In a scene from “Hibaku-ushi to Ikiru” (Living with irradiated cattle), stray cattle head down a road in the 20-kilometer no-entry zone around the crippled Fukushima No. 1 nuclear power plant in August 2011.
OSAKA–For some cattle farmers in Fukushima Prefecture, the thought of destroying their herds is too painful to bear even if they are contaminated with radioactive fallout.
A new documentary to be shown here this week records the plight of these farmers, who continue to look after their beef cattle in defiance of a government request to euthanize the animals.
“I took on this project because I wanted to capture what is driving farmers to keep their cattle. For all the trouble it is worth, the animals are now worthless,” said Tamotsu Matsubara, a visual director who shot the documentary.
Four years in the making, “Hibaku-ushi to Ikiru” (Living with irradiated cattle) is set for its first screening on Aug. 26 at a local community center in the city.
Matsubara’s interactions with the cattle farmers date to the summer of 2011, a few months after the nuclear crisis unfolded at the Fukushima No. 1 nuclear power plant following the Great East Japan Earthquake and tsunami on March 11 that year. His assignment was to cover a traditional festival in Minami-Soma, which is located near the stricken nuclear plant.
Matsubara, 57, became acquainted with a farmer caring for more than 300 cattle on his land in the 20-kilometer no-entry zone set by the government. Residents in the zone were ordered to evacuate, but the farmer stayed on to look after his animals.
At that time, the government was seeking to destroy the cattle within the no-entry zone by obtaining their owners’ consent, saying animals that were heavily contaminated with radiation from the nuclear accident could not be sold at market.
But some farmers did not want to put their livestock down.
However, keeping them alive costs 200,000 yen ($2,000) a year in feed per head.
Matsubara became curious why the farmers continued to look after cattle that cannot be sold or bred, despite the heavy economic burden.
He soon began making weekly trips from Osaka to Fukushima to film the lives of the farmers, their cattle and the people around them.
After finishing his regular job in promotional events on Fridays, Matsubara would drive 11 hours to Fukushima and spend the weekend documenting the plight of the farmers before returning to Osaka by Monday morning.
He had 5 million yen saved for the documentary, his first feature film. When the money ran out, Matsubara held a crowdfunding campaign to complete it. Shooting wrapped up at the end of December.
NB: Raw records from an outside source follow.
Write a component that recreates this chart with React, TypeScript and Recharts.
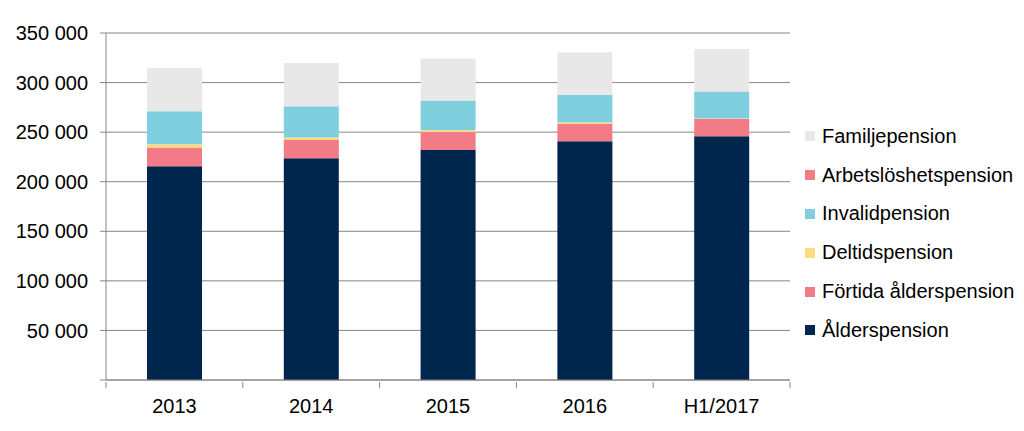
import { Bar, BarChart, CartesianGrid, Legend, XAxis, YAxis } from "recharts"

const years = ["2013", "2014", "2015", "2016", "H1/2017"]
const alderspension = [215500, 223600, 232000, 240800, 245800]
const fortidaAlderspension = [18900, 18500, 18200, 17500, 17400]
const deltidspension = [3300, 2400, 1700, 1400, 500]
const invalidpension = [33400, 31700, 30000, 28000, 27300]
const arbetsloshetspension = [0, 0, 0, 0, 0]
const familjepension = [43500, 43500, 42500, 42900, 42800]
const yTicks = [0, 50000, 100000, 150000, 200000, 250000, 300000, 350000]

const series = [
  { key: "alder", name: "Ålderspension", color: "#00264d", values: alderspension },
  { key: "fortida", name: "Förtida ålderspension", color: "#f27b87", values: fortidaAlderspension },
  { key: "deltid", name: "Deltidspension", color: "#fddc7f", values: deltidspension },
  { key: "invalid", name: "Invalidpension", color: "#80cfde", values: invalidpension },
  { key: "arbetsloshet", name: "Arbetslöshetspension", color: "#f27b87", values: arbetsloshetspension },
  { key: "familj", name: "Familjepension", color: "#e8e8e8", values: familjepension },
]

const data = years.map((year, i) => {
  const row: Record<string, string | number> = { year }
  series.forEach((s) => (row[s.key] = s.values[i]))
  return row
})

const font = "'Liberation Sans', Arial, sans-serif"
const axisColor = "#868686"

const fmt = (v: number) => (v === 0 ? "" : v.toLocaleString("en-US").replace(/,/g, " "))

function XTick(props: any) {
  const { x, y, payload, index, visibleTicksCount } = props
  const half = payload?.offset ?? 68.5
  const count = visibleTicksCount ?? years.length
  return (
    <g>
      <line x1={x - half} x2={x - half} y1={y - 6} y2={y} stroke={axisColor} />
      {index === count - 1 && <line x1={x + half} x2={x + half} y1={y - 6} y2={y} stroke={axisColor} />}
      <text x={x} y={y + 25} textAnchor="middle" fontSize={20} fill="#000" fontFamily={font}>
        {payload.value}
      </text>
    </g>
  )
}

function LegendContent() {
  return (
    <div style={{ fontFamily: font, fontSize: 20, color: "#000", paddingLeft: 15 }}>
      {[...series].reverse().map((s) => (
        <div key={s.key} style={{ display: "flex", alignItems: "center", height: 38.8, whiteSpace: "nowrap" }}>
          <span style={{ width: 10, height: 10, background: s.color, marginRight: 7, display: "inline-block" }} />
          <span>{s.name}</span>
        </div>
      ))}
    </div>
  )
}

export default function App() {
  return (
    <BarChart
      width={1008}
      height={415}
      data={data}
      margin={{ top: 25, right: 0, left: 0, bottom: 0 }}
      barSize={55}
      style={{ fontFamily: font }}
    >
      <CartesianGrid vertical={false} stroke={axisColor} strokeWidth={1} />
      <XAxis
        dataKey="year"
        axisLine={{ stroke: axisColor }}
        tickLine={false}
        height={43}
        tick={<XTick />}
        interval={0}
      />
      <YAxis
        width={98}
        domain={[0, 350000]}
        ticks={yTicks}
        tickFormatter={fmt}
        axisLine={{ stroke: axisColor }}
        tickLine={{ stroke: axisColor }}
        tickSize={6}
        tickMargin={12}
        tick={{ fontSize: 20, fill: "#000", fontFamily: font }}
      />
      <Legend
        layout="vertical"
        align="right"
        verticalAlign="top"
        width={226}
        content={<LegendContent />}
        wrapperStyle={{ top: 109, right: 0 }}
      />
      {series.map((s) => (
        <Bar key={s.key} dataKey={s.key} name={s.name} stackId="a" fill={s.color} isAnimationActive={false} />
      ))}
    </BarChart>
  )
}
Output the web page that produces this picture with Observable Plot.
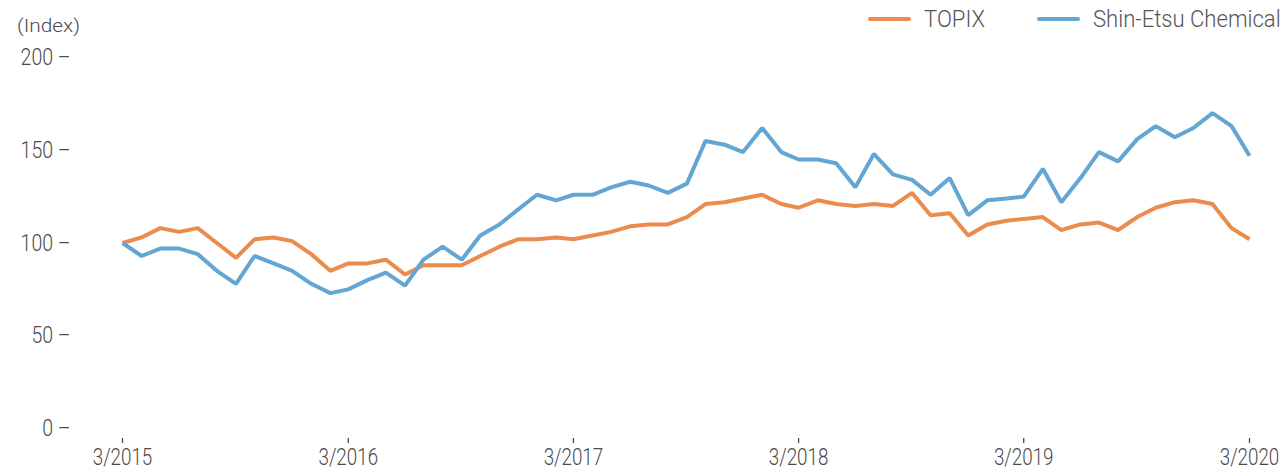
<!DOCTYPE html>
<html>
<head>
<meta charset="utf-8">
<script src="https://cdn.jsdelivr.net/npm/d3@7"></script>
<script src="https://cdn.jsdelivr.net/npm/@observablehq/plot@0.6"></script>
<style>
  html, body { margin: 0; padding: 0; background: #fff; }
  #wrap { position: relative; width: 1287px; height: 474px; overflow: hidden; }
  #wrap svg { display: block; }
  #overlay { position: absolute; left: 0; top: 0; }
</style>
</head>
<body>
<div id="wrap"></div>
<script>
// ---- Data (monthly, 3/2015 = 100) ----
const startYear = 2015, startMonthIndex = 2; // March 2015
const seriesNames = ["TOPIX", "Shin-Etsu Chemical"];
const seriesColors = ["#ec8b4e", "#63a5d3"];
const topix = [
  100, 103, 108, 106, 108, 100, 92, 102, 103, 101,
  94, 85, 89, 89, 91, 83, 88, 88, 88, 93,
  98, 102, 102, 103, 102, 104, 106, 109, 110, 110,
  114, 121, 122, 124, 126, 121, 119, 123, 121, 120,
  121, 120, 127, 115, 116, 104, 110, 112, 113, 114,
  107, 110, 111, 107, 114, 119, 122, 123, 121, 108, 102
];
const shinEtsu = [
  100, 93, 97, 97, 94, 85, 78, 93, 89, 85,
  78, 73, 75, 80, 84, 77, 91, 98, 91, 104,
  110, 118, 126, 123, 126, 126, 130, 133, 131, 127,
  132, 155, 153, 149, 162, 149, 145, 145, 143, 130,
  148, 137, 134, 126, 135, 115, 123, 124, 125, 140,
  122, 135, 149, 144, 156, 163, 157, 162, 170, 163, 147
];
const yTicks = [0, 50, 100, 150, 200];
const xTickYears = [2015, 2016, 2017, 2018, 2019, 2020];
const yUnitLabel = "(Index)";

// ---- Build table ----
const monthDate = i => new Date(Date.UTC(startYear, startMonthIndex + i, 1));
const rows = [];
[topix, shinEtsu].forEach((arr, s) => {
  arr.forEach((v, i) => rows.push({ date: monthDate(i), value: v, series: seriesNames[s] }));
});
const xTicks = xTickYears.map(y => new Date(Date.UTC(y, startMonthIndex, 1)));

const FONT = "Roboto, 'Noto Sans', sans-serif";
const TEXT = "#4a4a4a";

const chart = Plot.plot({
  width: 1287,
  height: 474,
  marginLeft: 122,
  marginRight: 38,
  marginTop: 57,
  marginBottom: 46,
  style: { fontFamily: FONT, fontSize: "23.5px", fontWeight: 300, color: TEXT, background: "transparent", overflow: "visible" },
  x: { type: "utc", domain: [monthDate(0), monthDate(topix.length - 1)] },
  y: { domain: [0, 200] },
  color: { domain: seriesNames, range: seriesColors },
  marks: [
    Plot.axisY({
      ticks: yTicks, tickSize: 0, tickPadding: 52, label: null,
      tickFormat: d => d + " –", fill: TEXT
    }),
    Plot.axisX({
      ticks: xTicks, tickSize: 5, tickPadding: 5, dy: 10, label: null,
      tickFormat: d => `3/${d.getUTCFullYear()}`, stroke: TEXT, fill: TEXT, strokeWidth: 1.3
    }),
    Plot.lineY(rows, {
      x: "date", y: "value", z: "series", stroke: "series",
      strokeWidth: 4, strokeLinejoin: "miter", strokeLinecap: "butt"
    })
  ]
});

const wrap = document.getElementById("wrap");
wrap.appendChild(chart);

// ---- Overlay: unit label and legend (above the plot area) ----
const NS = "http://www.w3.org/2000/svg";
const ov = document.createElementNS(NS, "svg");
ov.setAttribute("id", "overlay");
ov.setAttribute("width", 1287);
ov.setAttribute("height", 45);
ov.style.fontFamily = FONT;
ov.style.fontWeight = 300;
wrap.appendChild(ov);

function addText(parent, str, x, y, size, fill, anchor) {
  const t = document.createElementNS(NS, "text");
  t.setAttribute("x", x); t.setAttribute("y", y);
  t.setAttribute("font-size", size);
  t.setAttribute("fill", fill);
  t.setAttribute("text-anchor", anchor || "start");
  t.textContent = str;
  parent.appendChild(t);
  return t;
}
const unitT = addText(ov, yUnitLabel, 17, 32, 19, TEXT);
const legendX = [870, 1039];
const legendTexts = [];
seriesNames.forEach((name, i) => {
  const l = document.createElementNS(NS, "line");
  l.setAttribute("x1", legendX[i]); l.setAttribute("x2", legendX[i] + 39);
  l.setAttribute("y1", 19); l.setAttribute("y2", 19);
  l.setAttribute("stroke", seriesColors[i]);
  l.setAttribute("stroke-width", 4);
  l.setAttribute("stroke-linecap", "round");
  ov.appendChild(l);
  legendTexts.push(addText(ov, name, legendX[i] + 54, 27, 23.5, "#555"));
});

// ---- Condense text horizontally (narrow typeface look), keeping its anchor fixed ----
function condense(t, k) {
  const b = t.getBBox();
  const anchor = getComputedStyle(t).textAnchor;
  const ax = anchor === "end" ? b.x + b.width : anchor === "middle" ? b.x + b.width / 2 : b.x;
  const T = t.getAttribute("transform") || "";
  t.setAttribute("transform", `${T} translate(${ax.toFixed(2)},0) scale(${k},1) translate(${(-ax).toFixed(2)},0)`);
}
chart.querySelectorAll('g[aria-label="y-axis tick label"] text').forEach(t => condense(t, 0.83));
chart.querySelectorAll('g[aria-label="x-axis tick label"] text').forEach(t => condense(t, 0.8));
legendTexts.forEach(t => condense(t, 0.94));
condense(unitT, 63 / unitT.getBBox().width);
</script>
</body>
</html>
About 350 hours of footage was edited into the 104-minute “Hibaku-ushi to Ikiru.”
The film documents the farmers and their supporters who are struggling to keep the cattle alive.
One couple in the film returns to their land in Okuma, a town that co-hosts the Fukushima plant, to care for their herd. They affectionately named each animal and said it would be unbearable to kill them. Their trips are financed using a bulk of the compensation they received for the nuclear accident.
A former assemblyman of Namie, a town near the plant, tends to his animals while asking himself why he used to support nuclear power.
The documentary also sheds light on scientists who are helping the farmers. The researchers believe that keeping track of the contaminated cattle will provide clues in unraveling how low-level radiation exposure impacts large mammals like humans.
Matsubara said the documentary tells the real story of what is going on with victims of the nuclear disaster.
“Not all the farmers featured in the documentary share the same opinion or stance,” Matsubara said. “I would like audiences to see the reality of people who cannot openly raise their voices to be heard.”
Takeshi Shiba, a documentary filmmaker who served as producer of this project, hopes the film will reach a wide audience.
“Matsubara broke his back in making this movie,” he said. “I hope that many people will learn what Fukushima people are thinking.”